* Set exercise
Drop the images; return everything else in the listing below exactly.

* Data section

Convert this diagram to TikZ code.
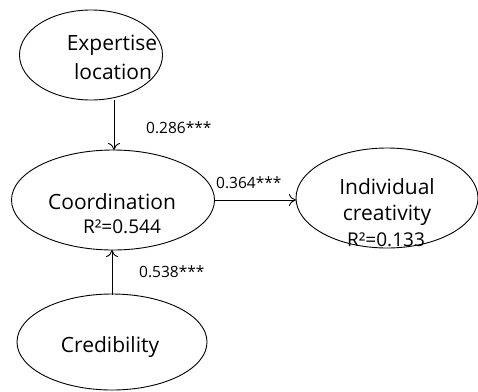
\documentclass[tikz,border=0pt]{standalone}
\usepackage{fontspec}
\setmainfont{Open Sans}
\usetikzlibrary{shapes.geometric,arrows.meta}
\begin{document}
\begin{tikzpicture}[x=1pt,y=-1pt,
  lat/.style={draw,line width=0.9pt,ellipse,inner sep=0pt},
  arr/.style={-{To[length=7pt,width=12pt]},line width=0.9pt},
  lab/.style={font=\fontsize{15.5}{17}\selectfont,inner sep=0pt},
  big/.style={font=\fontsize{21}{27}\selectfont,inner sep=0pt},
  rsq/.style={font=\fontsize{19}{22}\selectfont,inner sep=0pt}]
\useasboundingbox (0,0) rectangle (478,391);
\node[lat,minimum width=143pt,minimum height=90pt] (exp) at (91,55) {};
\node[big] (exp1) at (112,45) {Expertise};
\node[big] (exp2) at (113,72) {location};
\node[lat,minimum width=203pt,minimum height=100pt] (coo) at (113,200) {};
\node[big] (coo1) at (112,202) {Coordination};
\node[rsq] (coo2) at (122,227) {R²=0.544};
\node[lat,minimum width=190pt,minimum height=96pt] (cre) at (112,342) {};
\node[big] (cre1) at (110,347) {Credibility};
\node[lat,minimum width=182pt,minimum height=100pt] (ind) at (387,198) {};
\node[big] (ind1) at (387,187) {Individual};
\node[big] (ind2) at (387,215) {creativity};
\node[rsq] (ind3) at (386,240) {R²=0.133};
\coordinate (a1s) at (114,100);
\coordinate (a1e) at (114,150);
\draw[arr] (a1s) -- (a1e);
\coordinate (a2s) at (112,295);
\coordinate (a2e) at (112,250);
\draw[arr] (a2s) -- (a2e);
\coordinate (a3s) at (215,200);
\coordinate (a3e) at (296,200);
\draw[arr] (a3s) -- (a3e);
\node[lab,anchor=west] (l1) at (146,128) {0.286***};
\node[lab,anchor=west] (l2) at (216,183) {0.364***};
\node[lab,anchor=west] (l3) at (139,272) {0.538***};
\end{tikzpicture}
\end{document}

* Complete response
Convert this diagram to TikZ code.
\documentclass[tikz,border=0pt]{standalone}
\usepackage{fontspec}
\setmainfont{Open Sans}
\usetikzlibrary{shapes.geometric,arrows.meta}
\begin{document}
\begin{tikzpicture}[x=1pt,y=-1pt,
  lat/.style={draw,line width=0.9pt,ellipse,inner sep=0pt},
  arr/.style={-{To[length=7pt,width=12pt]},line width=0.9pt},
  lab/.style={font=\fontsize{15.5}{17}\selectfont,inner sep=0pt},
  big/.style={font=\fontsize{21}{27}\selectfont,inner sep=0pt},
  rsq/.style={font=\fontsize{19}{22}\selectfont,inner sep=0pt}]
\useasboundingbox (0,0) rectangle (478,391);
\node[lat,minimum width=143pt,minimum height=90pt] (exp) at (91,55) {};
\node[big] (exp1) at (112,45) {Expertise};
\node[big] (exp2) at (113,72) {location};
\node[lat,minimum width=203pt,minimum height=100pt] (coo) at (113,200) {};
\node[big] (coo1) at (112,202) {Coordination};
\node[rsq] (coo2) at (122,227) {R²=0.544};
\node[lat,minimum width=190pt,minimum height=96pt] (cre) at (112,342) {};
\node[big] (cre1) at (110,347) {Credibility};
\node[lat,minimum width=182pt,minimum height=100pt] (ind) at (387,198) {};
\node[big] (ind1) at (387,187) {Individual};
\node[big] (ind2) at (387,215) {creativity};
\node[rsq] (ind3) at (386,240) {R²=0.133};
\coordinate (a1s) at (114,100);
\coordinate (a1e) at (114,150);
\draw[arr] (a1s) -- (a1e);
\coordinate (a2s) at (112,295);
\coordinate (a2e) at (112,250);
\draw[arr] (a2s) -- (a2e);
\coordinate (a3s) at (215,200);
\coordinate (a3e) at (296,200);
\draw[arr] (a3s) -- (a3e);
\node[lab,anchor=west] (l1) at (146,128) {0.286***};
\node[lab,anchor=west] (l2) at (216,183) {0.364***};
\node[lab,anchor=west] (l3) at (139,272) {0.538***};
\end{tikzpicture}
\end{document}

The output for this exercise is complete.